Il était 19 h hier 5 mars lorsque dans un couloir de la station Montparnasse deux jeunes policiers retenaient une dame qui criait. Elle se débattait pour se libérer de l'emprise de l'un d'entre eux, qui serrait avec force son poignet gauche en tenant son avant bras levé. Il me semble important de préciser que cette interpellation musclée n'avait rien d'un contrôle au faciès: la dame avait tout l'air d'une mamie, comment dire ?, autochtone ? En tout état de cause bien habillée et sobre.
La dame cirait, demandant de la laisser partir et priait les passants de ne pas la laisser seule, insistant sur le fait qu'elle n'avait rien fait. Nous apprenions également par ses cris qu'elle était âgée de 56 ans.

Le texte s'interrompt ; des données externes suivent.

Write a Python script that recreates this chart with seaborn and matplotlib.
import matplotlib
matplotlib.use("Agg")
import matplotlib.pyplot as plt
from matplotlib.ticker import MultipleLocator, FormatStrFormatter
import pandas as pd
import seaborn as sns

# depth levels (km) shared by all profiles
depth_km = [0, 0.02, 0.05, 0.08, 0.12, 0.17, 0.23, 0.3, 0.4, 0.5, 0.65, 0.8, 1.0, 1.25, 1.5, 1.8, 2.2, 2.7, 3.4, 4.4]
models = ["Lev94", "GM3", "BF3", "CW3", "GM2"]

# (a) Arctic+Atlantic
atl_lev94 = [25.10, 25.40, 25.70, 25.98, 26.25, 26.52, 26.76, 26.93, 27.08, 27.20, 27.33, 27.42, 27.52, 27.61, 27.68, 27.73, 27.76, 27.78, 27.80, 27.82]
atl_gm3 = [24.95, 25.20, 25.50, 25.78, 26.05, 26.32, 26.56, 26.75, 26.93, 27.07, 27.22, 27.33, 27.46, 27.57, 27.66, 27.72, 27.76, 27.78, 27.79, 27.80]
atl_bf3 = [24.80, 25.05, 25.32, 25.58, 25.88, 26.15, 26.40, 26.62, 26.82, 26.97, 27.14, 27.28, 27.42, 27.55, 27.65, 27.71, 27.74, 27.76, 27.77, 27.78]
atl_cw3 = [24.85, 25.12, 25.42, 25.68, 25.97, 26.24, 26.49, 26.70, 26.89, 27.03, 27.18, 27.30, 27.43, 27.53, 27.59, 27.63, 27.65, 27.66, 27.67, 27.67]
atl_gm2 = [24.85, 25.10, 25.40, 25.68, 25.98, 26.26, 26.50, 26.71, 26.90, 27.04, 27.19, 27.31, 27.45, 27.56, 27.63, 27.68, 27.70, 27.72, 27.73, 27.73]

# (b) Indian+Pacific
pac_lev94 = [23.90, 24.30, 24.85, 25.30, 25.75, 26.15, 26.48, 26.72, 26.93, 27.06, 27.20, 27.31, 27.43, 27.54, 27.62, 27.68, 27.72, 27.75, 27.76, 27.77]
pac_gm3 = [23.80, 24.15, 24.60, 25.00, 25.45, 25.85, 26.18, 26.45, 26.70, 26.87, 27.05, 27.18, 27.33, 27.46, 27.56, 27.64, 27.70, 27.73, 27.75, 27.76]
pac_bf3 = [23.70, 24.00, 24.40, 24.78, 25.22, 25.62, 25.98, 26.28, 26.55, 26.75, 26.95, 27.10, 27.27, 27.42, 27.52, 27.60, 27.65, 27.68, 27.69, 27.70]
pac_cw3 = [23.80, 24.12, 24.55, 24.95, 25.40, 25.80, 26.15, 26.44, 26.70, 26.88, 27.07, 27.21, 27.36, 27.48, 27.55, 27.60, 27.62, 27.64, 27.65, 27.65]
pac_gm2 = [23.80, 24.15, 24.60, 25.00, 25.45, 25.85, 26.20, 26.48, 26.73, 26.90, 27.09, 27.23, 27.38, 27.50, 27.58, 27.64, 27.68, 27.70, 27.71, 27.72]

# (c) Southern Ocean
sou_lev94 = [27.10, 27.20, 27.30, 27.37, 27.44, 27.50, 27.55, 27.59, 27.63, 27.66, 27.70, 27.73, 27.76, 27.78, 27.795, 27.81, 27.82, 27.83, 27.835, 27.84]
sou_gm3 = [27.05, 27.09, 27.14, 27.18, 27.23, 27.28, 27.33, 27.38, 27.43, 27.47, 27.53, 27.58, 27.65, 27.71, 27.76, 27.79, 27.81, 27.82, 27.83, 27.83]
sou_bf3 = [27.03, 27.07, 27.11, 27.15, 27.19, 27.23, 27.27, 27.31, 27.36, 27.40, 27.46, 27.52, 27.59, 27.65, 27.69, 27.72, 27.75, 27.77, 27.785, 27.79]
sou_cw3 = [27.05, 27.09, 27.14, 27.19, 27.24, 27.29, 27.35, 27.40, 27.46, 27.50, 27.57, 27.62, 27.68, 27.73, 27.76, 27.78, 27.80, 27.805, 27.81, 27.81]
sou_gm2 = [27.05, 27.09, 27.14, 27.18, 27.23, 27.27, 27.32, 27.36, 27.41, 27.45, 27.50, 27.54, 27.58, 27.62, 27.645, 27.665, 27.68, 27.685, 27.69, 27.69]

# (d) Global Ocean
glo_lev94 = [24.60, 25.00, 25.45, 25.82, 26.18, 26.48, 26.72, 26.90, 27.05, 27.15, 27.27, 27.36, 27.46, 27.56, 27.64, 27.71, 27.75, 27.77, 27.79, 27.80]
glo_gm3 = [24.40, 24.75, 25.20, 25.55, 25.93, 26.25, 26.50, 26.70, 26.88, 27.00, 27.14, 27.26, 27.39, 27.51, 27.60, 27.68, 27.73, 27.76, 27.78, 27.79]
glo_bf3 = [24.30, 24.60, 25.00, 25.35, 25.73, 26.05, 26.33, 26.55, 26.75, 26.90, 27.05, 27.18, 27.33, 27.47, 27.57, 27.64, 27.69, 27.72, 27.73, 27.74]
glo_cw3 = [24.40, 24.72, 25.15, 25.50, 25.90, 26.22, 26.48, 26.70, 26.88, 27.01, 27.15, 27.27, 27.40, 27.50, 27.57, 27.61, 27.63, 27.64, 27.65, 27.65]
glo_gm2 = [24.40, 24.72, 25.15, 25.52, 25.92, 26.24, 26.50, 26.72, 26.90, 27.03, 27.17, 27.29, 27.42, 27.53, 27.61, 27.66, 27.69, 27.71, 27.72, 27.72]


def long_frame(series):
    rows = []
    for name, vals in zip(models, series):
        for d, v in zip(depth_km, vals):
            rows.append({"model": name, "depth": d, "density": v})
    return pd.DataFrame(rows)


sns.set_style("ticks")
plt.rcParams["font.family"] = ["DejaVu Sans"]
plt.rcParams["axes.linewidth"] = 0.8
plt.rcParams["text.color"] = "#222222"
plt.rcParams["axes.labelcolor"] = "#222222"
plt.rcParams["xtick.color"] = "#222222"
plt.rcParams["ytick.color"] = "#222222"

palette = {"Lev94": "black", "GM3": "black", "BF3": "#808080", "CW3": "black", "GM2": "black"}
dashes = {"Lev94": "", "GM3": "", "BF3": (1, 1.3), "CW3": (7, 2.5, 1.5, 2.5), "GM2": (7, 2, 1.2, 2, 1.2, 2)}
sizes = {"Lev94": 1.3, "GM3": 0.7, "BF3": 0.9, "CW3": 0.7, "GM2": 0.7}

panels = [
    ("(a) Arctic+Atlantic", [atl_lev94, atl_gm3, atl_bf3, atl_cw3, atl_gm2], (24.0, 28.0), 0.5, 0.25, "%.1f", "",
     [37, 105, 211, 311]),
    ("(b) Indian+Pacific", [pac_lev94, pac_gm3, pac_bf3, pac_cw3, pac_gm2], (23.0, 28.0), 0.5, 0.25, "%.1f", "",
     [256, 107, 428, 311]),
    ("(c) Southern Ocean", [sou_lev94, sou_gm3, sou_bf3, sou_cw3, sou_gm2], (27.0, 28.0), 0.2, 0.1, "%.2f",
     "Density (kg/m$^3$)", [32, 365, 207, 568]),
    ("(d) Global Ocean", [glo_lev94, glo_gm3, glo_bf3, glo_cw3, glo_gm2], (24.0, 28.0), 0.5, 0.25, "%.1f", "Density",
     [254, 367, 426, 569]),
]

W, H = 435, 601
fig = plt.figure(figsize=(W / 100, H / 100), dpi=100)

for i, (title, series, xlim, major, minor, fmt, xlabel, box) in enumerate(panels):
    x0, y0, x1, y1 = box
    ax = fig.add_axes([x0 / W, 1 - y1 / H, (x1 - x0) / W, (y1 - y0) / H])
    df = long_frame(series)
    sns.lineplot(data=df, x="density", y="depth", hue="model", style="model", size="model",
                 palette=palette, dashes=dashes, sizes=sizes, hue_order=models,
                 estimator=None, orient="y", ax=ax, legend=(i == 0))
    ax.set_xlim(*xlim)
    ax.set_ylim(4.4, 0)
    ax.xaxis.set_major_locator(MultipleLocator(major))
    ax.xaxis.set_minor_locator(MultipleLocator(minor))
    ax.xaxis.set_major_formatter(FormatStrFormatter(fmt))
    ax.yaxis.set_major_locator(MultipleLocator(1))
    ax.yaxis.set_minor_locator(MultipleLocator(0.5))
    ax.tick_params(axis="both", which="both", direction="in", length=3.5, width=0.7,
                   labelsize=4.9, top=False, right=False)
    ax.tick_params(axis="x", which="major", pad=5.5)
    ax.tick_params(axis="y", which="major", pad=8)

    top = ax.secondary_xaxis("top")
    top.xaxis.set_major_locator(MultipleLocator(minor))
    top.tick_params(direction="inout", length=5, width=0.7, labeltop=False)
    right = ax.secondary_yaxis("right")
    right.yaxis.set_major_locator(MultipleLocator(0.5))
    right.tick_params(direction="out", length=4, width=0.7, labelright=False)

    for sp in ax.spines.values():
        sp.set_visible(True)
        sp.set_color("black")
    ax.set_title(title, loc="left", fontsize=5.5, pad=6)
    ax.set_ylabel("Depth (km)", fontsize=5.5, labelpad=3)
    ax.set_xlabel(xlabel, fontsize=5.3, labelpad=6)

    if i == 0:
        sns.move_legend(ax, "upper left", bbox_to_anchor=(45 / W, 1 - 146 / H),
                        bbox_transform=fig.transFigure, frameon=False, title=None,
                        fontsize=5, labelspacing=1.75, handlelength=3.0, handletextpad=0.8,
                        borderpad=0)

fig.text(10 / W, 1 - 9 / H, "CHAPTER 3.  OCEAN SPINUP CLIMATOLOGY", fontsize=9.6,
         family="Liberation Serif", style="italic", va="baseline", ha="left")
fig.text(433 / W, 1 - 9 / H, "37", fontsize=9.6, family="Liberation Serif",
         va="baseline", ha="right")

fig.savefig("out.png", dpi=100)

Nous qui passions par là, nous avons commencé à entourer les protagonistes de cette scène inhabituelle, d'abord par curiosité, puis par indignation: comment deux policiers pouvaient oser, quel que soit le grief ou le soupçon pesant sur cette dame, agir avec cette brutalité à l'égard d'une personne aussi démunie ?
Mais nous n'avions encore rien vu et ce qui allait suivre était digne d'un État policier ayant perdu tout sens de la dignité et du respect de la personne. Maltraiter de la sorte une femme, relativement âgée et sans défense était insupportable et la situation commençait à virer à l'émeute.
Car les deux premiers policiers ont appelé des renforts et ce furent d'abord deux autres costauds qui arrivèrent pour prêter main forte. La dame se débattant toujours en criant qu'on la laisse partir, elle fut traînée par terre et saisi par chacun de ses quatre membres avant d'être soulevée; comme on saisirait une bête destinée à l'abattoir.
Ne se laissant toujours pas faire avec docilité, se contorsionnant pour se libérer, les habits de la dame-proie commencèrent à partir en lambeaux ou à tomber: d'abord son manteau, puis son gilet, ses chaussures... et voilà qu'en l'espace de quelques minutes elle s'est trouvée avec un sein découvert, ses collants arrachés, sa jupe ouverte, son dos dénudé; tout en criant qu'elle avait de plus en plus mal à cause de cette brutalité.
Les policiers se retrouvèrent rapidement entourés de plusieurs dizaines de personnes révoltées et indignées, demandant de cesser une telle obscénité.
C'est alors que les militaires armés de mitraillettes patrouillant nonchalamment pour, paraît-il, faire peur aux éventuels terroristes (Vigipirate), sont arrivés et, armes aux poings, formèrent un cordon entre les policiers et les passants.
Mais rien n'y faisait, la dame se débattait encore et toujours, se retrouvant ainsi de moins en moins habillée.
La scène était devenue surréaliste: 4, puis 5 policiers, assistés d'une dizaine de militaires armés étaient mobilisés pour appréhender une dame de 56 ans qui ne présentait aucun danger apparent !
Les militaires se sont chargés de tenir la foule en respect, tandis que les policiers continuaient à traîner leur proie, à moitié nue et bientôt vomissant.
Cela a duré un quart d'heure avant que les protagonistes de cette scandaleuse interpellation relevant d'un régime proto-autoritaire disparaissent dans un couloir peu fréquenté menant à Montparnasse Vaugirard. Un fort malaise et une rage contenue m'avaient envahis et avaient envahi les nombreux témoins de la scène.
Est-il possible que pas un seul gradé de la police nationale ne soit capable de stopper pareille bavure ?
Nous avons été nombreux à protester sans succès, menacés à notre tour si nous ne partions pas immédiatement. Je devine déjà que nombreux sont ceux qui se disent et diront que, forcément, l'interpellée a commis quelque acte répréhensible. Cela m'évoque ce qui se disait dans le pays de mon adolescence lorsqu'on apprenait la "disparition" d'une (vague) connaissance : "Algo habrá hecho" (Il aura fait quelque chose). C'est ainsi que trente mille personnes ont "disparu" entre 1976 et 1983 et que c'est seulement en février 2011 que le principal responsable de ce massacre a été jugé définitivement.
Dans le train de retour dans ma ville de bord de Garonne j'ai pu terminer la lecture de l'opuscule de Stéphane Heissel que j'avais commencé durant le trajet aller.
Cela a fini de me convaincre de témoigner, ne serait-ce qu'en criant dans le vide. Des dizaines de photos ont pu être prises (quelques unes ci-dessous) et vidéos tournées par nos téléphones portables. Y aurait-il un journaliste qui voudrait s'enquérir du sort de la dame? Et porter à connaissance de tous ce que dix ans de politique sécuritaire ont fini par engendrer en France?